╔══
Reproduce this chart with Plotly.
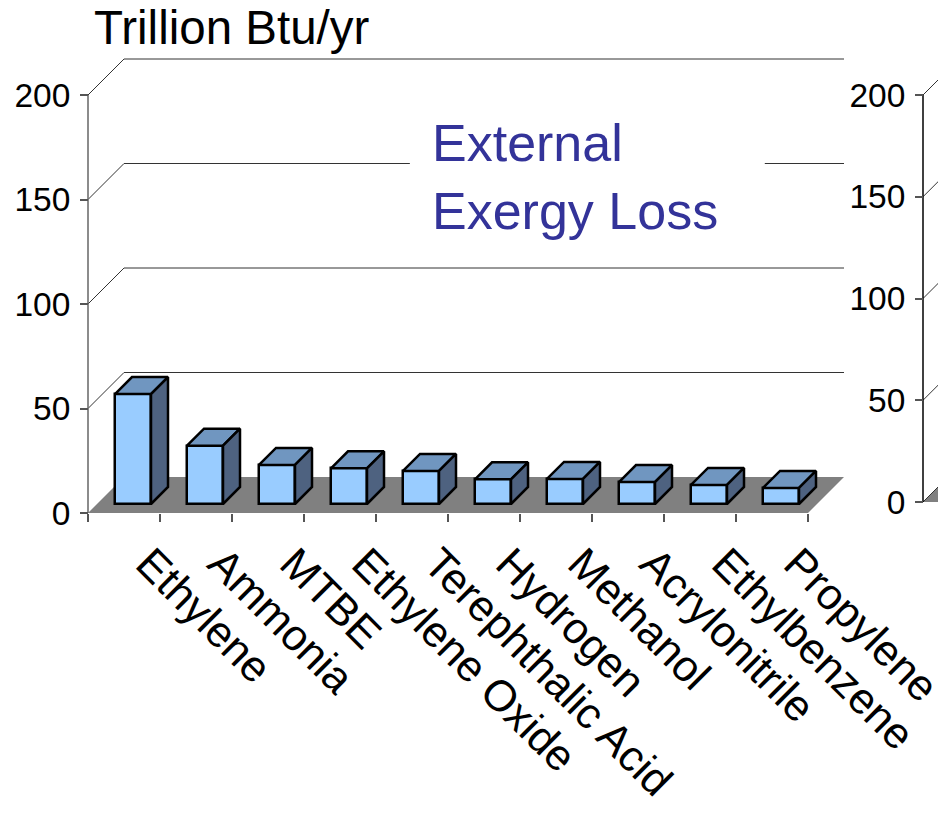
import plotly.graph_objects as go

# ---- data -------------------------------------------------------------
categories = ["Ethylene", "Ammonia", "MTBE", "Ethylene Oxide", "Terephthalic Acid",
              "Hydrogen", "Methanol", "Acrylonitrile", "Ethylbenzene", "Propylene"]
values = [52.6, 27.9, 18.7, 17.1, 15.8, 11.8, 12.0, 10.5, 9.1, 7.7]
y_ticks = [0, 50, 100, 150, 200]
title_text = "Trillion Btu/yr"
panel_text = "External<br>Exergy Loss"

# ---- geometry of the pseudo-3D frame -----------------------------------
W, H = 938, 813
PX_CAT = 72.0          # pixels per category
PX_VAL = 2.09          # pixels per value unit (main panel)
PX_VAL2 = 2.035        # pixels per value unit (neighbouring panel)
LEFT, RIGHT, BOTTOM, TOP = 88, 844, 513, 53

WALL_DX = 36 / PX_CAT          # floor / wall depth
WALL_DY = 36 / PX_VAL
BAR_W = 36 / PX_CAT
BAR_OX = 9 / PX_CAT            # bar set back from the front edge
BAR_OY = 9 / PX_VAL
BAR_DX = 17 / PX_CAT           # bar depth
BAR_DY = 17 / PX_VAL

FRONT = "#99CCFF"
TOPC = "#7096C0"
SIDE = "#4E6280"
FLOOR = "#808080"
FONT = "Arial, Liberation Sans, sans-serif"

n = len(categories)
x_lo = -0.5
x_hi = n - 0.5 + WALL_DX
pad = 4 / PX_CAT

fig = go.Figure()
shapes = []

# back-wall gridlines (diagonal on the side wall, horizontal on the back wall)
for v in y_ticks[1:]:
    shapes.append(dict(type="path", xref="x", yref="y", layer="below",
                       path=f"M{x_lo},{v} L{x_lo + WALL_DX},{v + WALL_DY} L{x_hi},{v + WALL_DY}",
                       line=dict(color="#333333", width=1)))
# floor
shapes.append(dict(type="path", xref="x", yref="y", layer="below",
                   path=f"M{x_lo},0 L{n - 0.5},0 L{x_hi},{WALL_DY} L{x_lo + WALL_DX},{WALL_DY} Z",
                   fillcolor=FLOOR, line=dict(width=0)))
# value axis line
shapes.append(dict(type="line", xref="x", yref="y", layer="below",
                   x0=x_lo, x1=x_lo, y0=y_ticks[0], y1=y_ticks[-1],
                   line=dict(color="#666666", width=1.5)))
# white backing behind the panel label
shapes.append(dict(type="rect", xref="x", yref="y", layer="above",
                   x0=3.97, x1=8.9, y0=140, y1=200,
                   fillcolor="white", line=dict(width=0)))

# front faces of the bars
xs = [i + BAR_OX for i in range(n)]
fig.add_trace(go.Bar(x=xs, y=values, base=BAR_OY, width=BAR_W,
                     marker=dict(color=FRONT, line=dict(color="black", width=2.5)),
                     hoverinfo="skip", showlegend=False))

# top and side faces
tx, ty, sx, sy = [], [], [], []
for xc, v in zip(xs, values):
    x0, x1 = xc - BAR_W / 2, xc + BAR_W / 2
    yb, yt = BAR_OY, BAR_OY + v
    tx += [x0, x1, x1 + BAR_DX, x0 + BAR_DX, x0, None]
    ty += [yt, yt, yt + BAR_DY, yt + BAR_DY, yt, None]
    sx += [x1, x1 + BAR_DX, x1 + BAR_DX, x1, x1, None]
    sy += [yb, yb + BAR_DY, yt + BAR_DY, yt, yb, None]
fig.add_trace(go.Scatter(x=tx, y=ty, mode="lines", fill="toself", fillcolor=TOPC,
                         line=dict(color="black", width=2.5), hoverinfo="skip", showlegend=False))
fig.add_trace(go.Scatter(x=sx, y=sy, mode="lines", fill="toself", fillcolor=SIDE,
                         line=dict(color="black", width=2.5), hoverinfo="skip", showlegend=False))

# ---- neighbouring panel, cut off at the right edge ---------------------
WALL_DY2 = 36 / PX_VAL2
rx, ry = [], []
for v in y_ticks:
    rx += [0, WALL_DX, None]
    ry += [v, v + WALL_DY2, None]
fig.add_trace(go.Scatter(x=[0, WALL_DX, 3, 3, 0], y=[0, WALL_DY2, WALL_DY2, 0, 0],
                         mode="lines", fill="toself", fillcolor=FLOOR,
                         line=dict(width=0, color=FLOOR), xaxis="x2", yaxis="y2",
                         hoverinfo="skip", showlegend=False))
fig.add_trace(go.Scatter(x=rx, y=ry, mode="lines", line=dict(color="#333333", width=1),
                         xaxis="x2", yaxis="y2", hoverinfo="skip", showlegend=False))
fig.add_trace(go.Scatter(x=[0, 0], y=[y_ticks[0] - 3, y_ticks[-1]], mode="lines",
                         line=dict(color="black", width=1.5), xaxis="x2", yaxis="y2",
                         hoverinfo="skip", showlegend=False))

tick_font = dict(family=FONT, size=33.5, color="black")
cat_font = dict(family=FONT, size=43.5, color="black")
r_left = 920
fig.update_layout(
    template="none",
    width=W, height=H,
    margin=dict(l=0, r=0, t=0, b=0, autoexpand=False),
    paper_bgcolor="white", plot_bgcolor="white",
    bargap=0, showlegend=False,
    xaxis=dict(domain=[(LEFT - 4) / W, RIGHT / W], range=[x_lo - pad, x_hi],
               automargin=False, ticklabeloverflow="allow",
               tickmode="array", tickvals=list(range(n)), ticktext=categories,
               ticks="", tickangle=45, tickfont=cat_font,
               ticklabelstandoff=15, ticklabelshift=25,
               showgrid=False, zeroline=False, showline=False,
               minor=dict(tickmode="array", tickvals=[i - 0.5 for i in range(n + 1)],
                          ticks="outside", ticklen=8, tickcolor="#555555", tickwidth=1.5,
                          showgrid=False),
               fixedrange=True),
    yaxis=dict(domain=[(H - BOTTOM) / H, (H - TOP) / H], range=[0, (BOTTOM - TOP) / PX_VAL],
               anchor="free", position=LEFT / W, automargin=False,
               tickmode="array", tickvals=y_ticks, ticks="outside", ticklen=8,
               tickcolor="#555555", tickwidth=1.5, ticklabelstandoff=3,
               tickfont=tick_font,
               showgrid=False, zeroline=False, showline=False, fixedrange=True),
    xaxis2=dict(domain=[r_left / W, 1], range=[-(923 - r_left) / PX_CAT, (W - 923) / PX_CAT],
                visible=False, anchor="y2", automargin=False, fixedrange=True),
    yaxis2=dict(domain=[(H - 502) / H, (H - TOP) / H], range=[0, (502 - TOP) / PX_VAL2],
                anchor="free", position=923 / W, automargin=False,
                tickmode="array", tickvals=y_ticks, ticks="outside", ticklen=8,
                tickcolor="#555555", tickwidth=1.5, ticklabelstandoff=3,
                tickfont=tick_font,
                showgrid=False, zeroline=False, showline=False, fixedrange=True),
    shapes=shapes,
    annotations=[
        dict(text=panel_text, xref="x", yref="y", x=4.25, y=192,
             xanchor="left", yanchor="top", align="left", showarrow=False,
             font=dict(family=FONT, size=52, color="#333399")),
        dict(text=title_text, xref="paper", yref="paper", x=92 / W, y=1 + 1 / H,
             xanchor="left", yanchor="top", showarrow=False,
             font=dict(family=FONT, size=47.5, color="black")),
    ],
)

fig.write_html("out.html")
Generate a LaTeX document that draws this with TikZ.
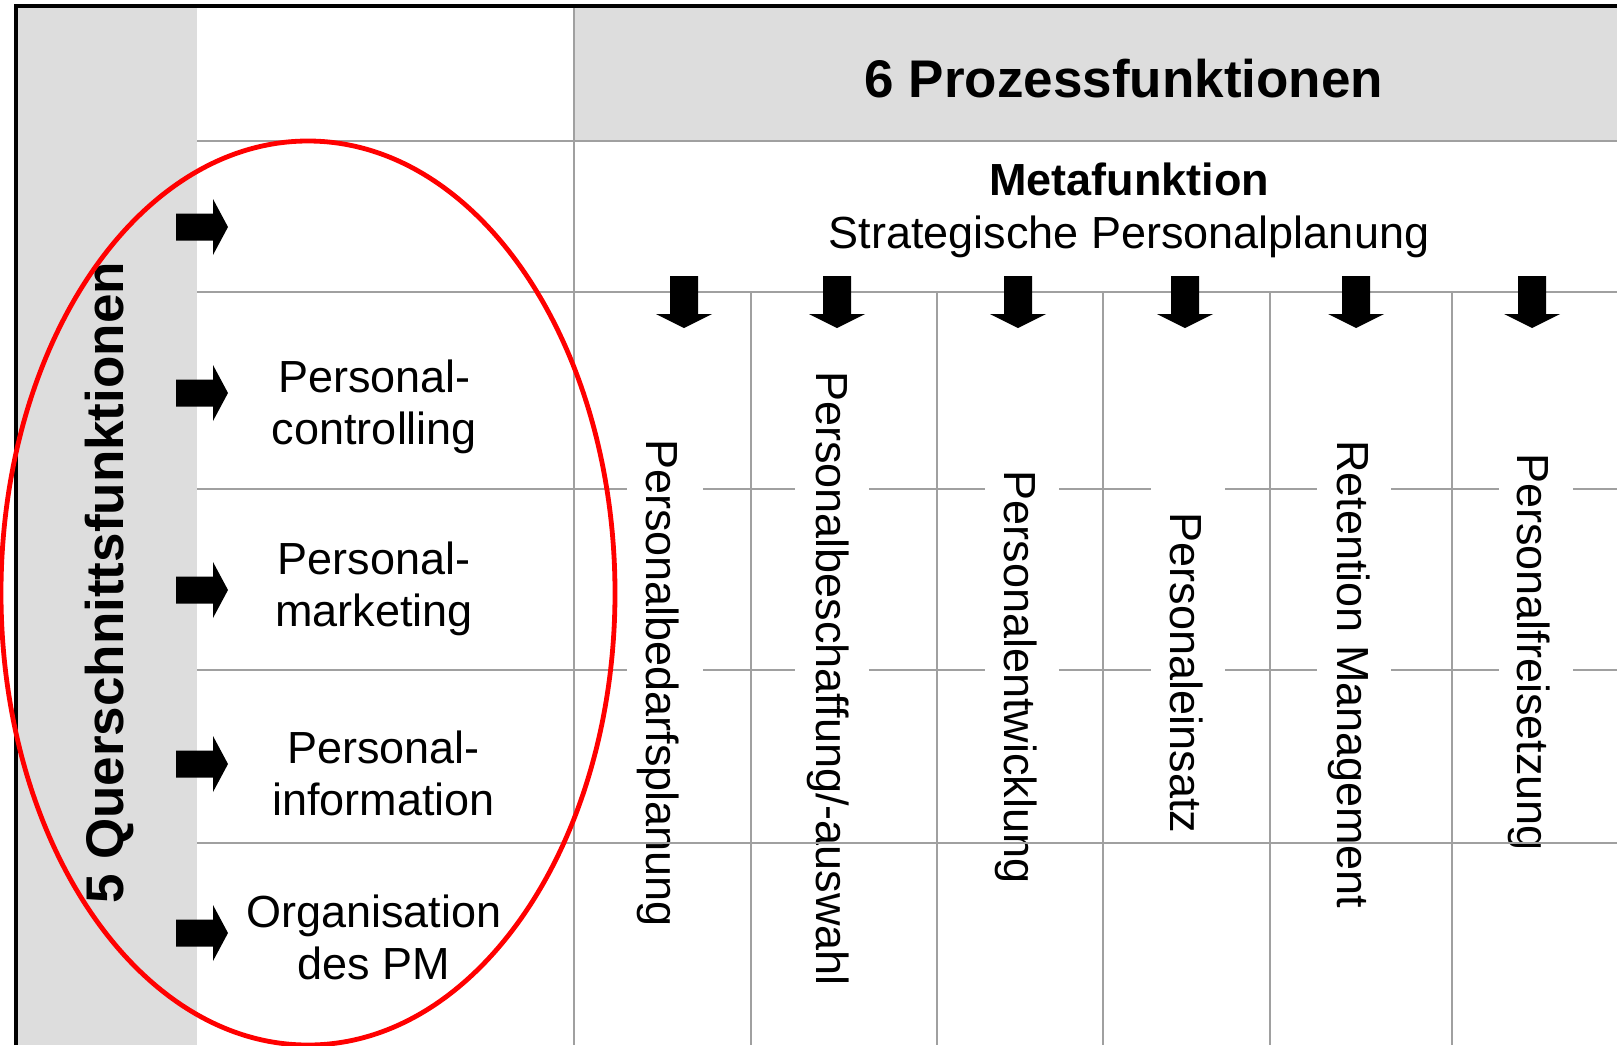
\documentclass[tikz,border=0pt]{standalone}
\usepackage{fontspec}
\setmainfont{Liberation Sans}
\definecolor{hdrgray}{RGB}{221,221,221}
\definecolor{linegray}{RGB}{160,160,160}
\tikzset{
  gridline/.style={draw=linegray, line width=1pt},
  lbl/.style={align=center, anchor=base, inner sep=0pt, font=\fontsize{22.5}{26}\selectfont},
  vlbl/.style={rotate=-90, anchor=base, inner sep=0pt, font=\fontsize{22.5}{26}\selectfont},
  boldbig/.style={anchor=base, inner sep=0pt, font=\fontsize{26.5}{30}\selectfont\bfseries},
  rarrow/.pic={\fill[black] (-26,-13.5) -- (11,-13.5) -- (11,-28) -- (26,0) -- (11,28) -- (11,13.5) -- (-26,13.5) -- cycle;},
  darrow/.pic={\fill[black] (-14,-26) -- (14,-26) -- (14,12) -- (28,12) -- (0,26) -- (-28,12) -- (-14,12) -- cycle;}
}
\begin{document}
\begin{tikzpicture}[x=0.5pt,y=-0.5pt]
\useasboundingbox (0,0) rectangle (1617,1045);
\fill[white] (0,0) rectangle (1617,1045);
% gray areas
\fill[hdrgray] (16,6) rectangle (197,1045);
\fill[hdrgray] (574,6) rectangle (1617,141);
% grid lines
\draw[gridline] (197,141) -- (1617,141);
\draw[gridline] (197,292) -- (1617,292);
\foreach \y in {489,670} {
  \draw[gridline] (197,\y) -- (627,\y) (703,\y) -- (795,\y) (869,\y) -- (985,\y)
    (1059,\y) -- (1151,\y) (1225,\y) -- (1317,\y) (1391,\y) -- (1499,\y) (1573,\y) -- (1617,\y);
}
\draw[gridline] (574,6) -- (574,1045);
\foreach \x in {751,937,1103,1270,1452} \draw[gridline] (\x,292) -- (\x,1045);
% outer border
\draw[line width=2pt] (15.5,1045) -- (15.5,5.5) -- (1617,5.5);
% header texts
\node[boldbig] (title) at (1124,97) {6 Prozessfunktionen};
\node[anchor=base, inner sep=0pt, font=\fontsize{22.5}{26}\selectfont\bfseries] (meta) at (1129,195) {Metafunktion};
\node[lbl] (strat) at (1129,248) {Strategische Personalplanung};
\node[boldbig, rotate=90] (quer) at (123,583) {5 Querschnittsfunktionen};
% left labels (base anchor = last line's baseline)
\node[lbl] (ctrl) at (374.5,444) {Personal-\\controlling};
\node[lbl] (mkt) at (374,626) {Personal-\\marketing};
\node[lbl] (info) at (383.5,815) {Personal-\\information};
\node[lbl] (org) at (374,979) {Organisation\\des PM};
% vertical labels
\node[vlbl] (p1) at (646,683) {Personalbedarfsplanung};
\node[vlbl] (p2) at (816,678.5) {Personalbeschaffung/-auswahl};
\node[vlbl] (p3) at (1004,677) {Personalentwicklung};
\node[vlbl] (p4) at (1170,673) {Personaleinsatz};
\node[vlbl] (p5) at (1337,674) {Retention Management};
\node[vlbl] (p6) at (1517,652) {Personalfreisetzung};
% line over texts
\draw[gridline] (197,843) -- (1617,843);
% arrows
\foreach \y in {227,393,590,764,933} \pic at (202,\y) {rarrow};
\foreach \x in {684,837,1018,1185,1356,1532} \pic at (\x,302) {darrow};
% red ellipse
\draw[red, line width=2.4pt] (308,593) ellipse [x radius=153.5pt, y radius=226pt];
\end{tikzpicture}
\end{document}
╚══
- Exercise requirements
From the first line above to the line containing "import plotly.graph_objects as go", repeat each line exactly. Pictures stay out.

- Solution for this exercise
Reproduce this chart with Plotly.
import plotly.graph_objects as go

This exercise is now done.